Generally, the poems are not of pristine idealised nature but rather nature in urban settings, nature exposing our foibles or nature butting up against us such as, for example, a currawong competing with poet/grower for an olive crop or a caterpillar rescued from being blended into pesto. Nature also provokes, as in this witty piece by Jenny Stewart

cut a little
says a wispy native shrub,
but not too much ...
make a decision
you with the rusty shears

There are references to popular culture: my own piece on Elvis  (which I’m delighted to have included in this volume) and Kate King’s tanka referencing May Gibbs’ children’s tales of the gumnut babes Snugglepot and Cuddlepie and the scary gang that stalk them 

knobbly seed pods
pounce from spiky bushes —
we still recoil
from those gumnut tales
of Big Banksia Men 

There’s also the achingly contemporary, in Rachel Colombo’s tanka

lonely cherry tree
in the wintry Kyiv street
a bomb explodes
days later buds burst
showering pink blossom.

And of course, poets talk about the craft of poetry, as in Amelia Fielden’s tanka

in full thrum
cicadas emphasising
the summer days —
less is more, I tell
my tanka students

At the launch of Leaves, one of the poets quipped that tanka was ideal for our times: small, memorable, a poem you can hold in your hand, perfect for the short-attention-span days of twitter and instagram.

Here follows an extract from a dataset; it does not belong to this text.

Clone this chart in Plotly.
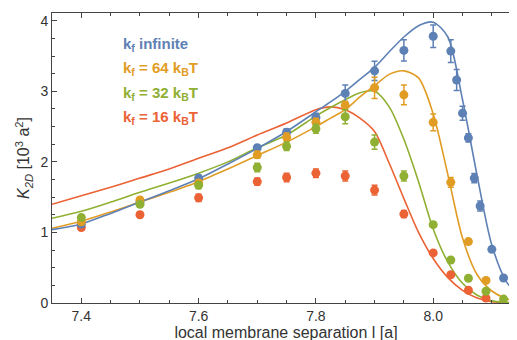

Yet these poems have depths that you will want to return to as each ‘leaf’ offers a different insight to nature and the human condition in these challenging times.

Leaves, tanka anthology of Nature is available from Australia’s finest small press, Ginninderra Press

Chasing the Line – An Anthology of Poems from the Back Room

Chasing the Line: An Anthology of Poems from The Back Room; Well Thumbed Poets 2022, 139pp. $25 (+ p & h) from Well Thumbed Poets

The back room of the title refers to a room in a bookseller – Well Thumbed Books in Cobargo NSW, a small town four hours south of Sydney on the Princes Highway between Narooma and Bega. 

The introduction to this volume describes a long wooden table where a group of seven local poets —  Linda Albertson, Leigh Crowe, Kai Jensen, Kate Taylor, Sandra Taylor, Glenda-mai Morgan and Peter Storey — have worked over the past few years to produce this rich volume. The latter two also provided the gorgeous colour illustrations for cover and the chapter dividers.